To the Editor:
In April, 2013, the mill manager and other leaders of NewPage came to the Rumford board of selectmen asking them to make cuts to this year’s budget in an effort to help relieve their tax burden as a cost-saving measure.
They knew that unless the budgets were decreased, any loss of valuation from the mill would be shifted to the Rumford property owners and would cause a major increase in their taxes. As I sat through that meeting, I envisioned and hoped for a decision by our board of selectpersons which would be one of great urgency to help the biggest economic engine this town has. I hoped the board would have taken the initiative to protect the taxpayers from a large mil rate increase. There was no action taken by the board.
On June 11, the electorate spoke loud and clear.
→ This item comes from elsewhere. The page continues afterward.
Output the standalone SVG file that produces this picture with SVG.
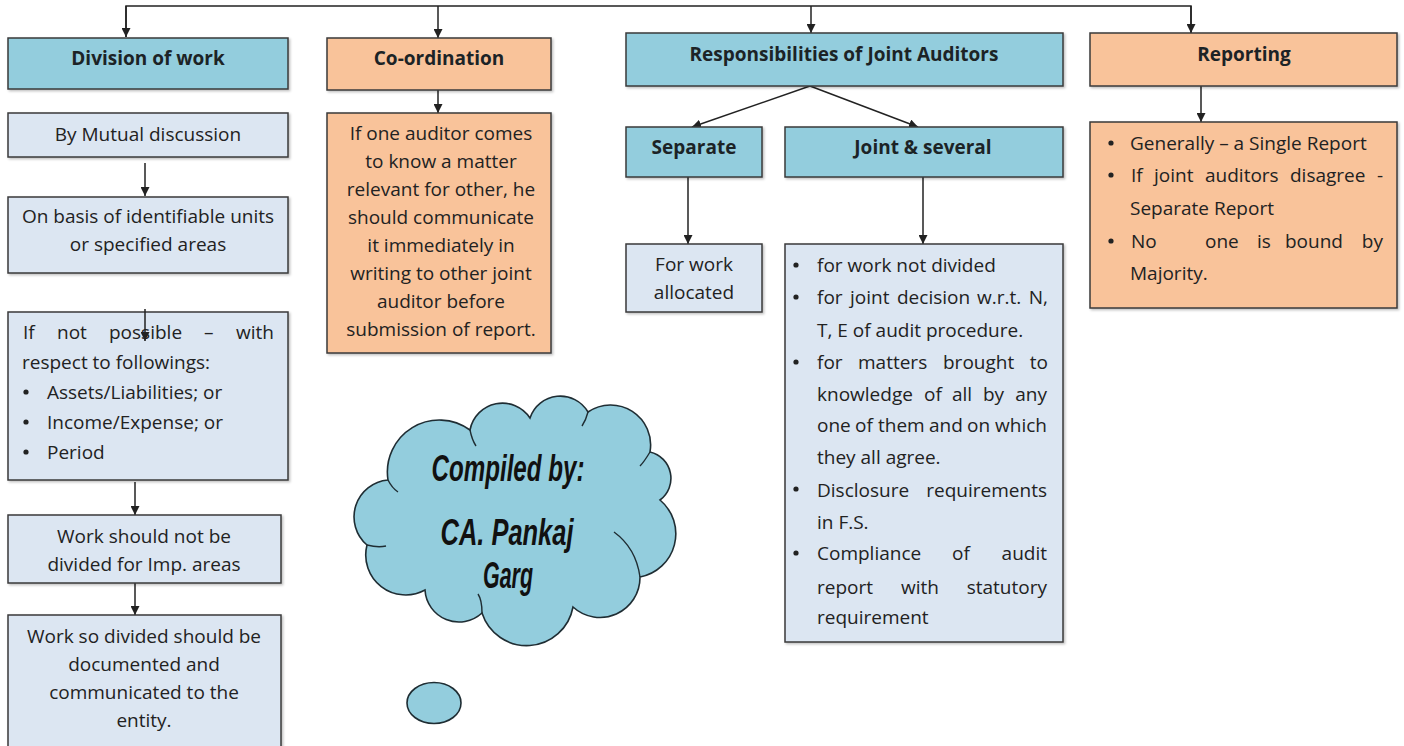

They understood the need to stop wasteful, run-away spending. They understood the need for significant reductions and restructuring of how we deliver services. Yes, the select board made cuts, but some were made out of spite.
Cutting curb side garbage pick up, an obvious maneuver to punish you and inflict as much pain upon you for having the courage to vote "no" was a strategic move on their part to teach you a lesson. This cut is not allowed under town law. (Chapter 21-B Section 2).
Some ideas that would reduce spending are:
1. Reducing our police force and utilizing the Sheriff’s Department in some capacity.
2. Taking a hard look at staffing in the fire department and seriously look at sharing services with neighboring towns.
3. Restructuring the public works department to do the much needed maintenance work around town and subcontracting services such as sand pick up, road construction, etc.
Rumford has very high manpower costs averaging up to $90,000 fully loaded (wages and benefits) per full-time employee. I cannot see how we can continue this trend and survive, especially if something happens to our largest employer.
Rumford’s population is now less than 5,000, and at this point in Rumford’s history, the lowest budget number should rule the day at the ballot box.